Tindakan buruk di dalam tahanan ditakutkan akan ditiru oleh anak, serta berdampak buruk bagi psikologisnya. Sebagian besar perempuan narapidana juga tak bisa mendidik anak secara maksimal.
Lamtiar Simorangkir, sang Sutradara mengaku, bahwa film garapannya ini membutuhkan waktu produksi yang cukup lama. Tak hanya itu, perizinan yang ditempuh juga lumayan rumit.
Baginya tak mudah dalam mendekati petugas lapas dan narasumber. Pendanaan produksi film pun harus melewati berbagai rintangan.
“Kami berusaha mendorong melalui film ini. Di Jakarata sendiri kami tidak berhenti untuk advokasinya dan terhitung Lampung ini adalah provinsi ke tujuh belas yang kami lakukan dengan mengundang stakeholder lokal,” ucapnya.
Ia berharap dengan pemutaran film ini, banyak masyarakat dan pihak mulai tersadar untuk memperhatikan narapidana terutama perempuan untuk mendapat hak secara utuh.
“Kami berharap minimal dari teman-teman, ada perhatian dan solusinya.
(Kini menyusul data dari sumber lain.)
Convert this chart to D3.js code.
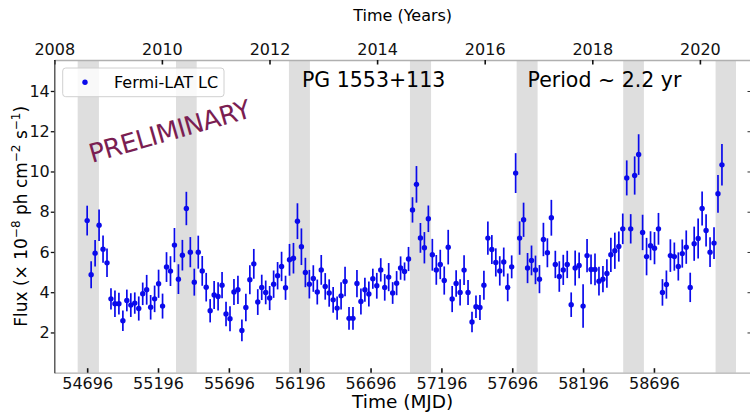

Dan ini tidak mudah, hukum harus tetap berjalan tapi kan ada anak yang harus kita penuhi haknya, ” harapnya.
Tiar juga menyinggung peran negara dalam pertanggungjawaban anak para narapidana, lantaran anak seorang Napi tersebut tak memiliki pilihan hidup, selain ikut orang tuanya dalam masa tahanan.
“Jika tidak diambil keluarga, maka pilihan kedua kan harus di dalam dengan ibunya. Nah, ketika ibunya nggak sanggup, kan tempat di dalam bukan tempat ideal dalam merawat anak, bahkan ibunya masih narkoba, nah itu gimana tidak ada opsi ketiga kan. Negara dimana, harusnya kan negara yang ambil alih, itu yang harus kita dorong, “ tandasnya.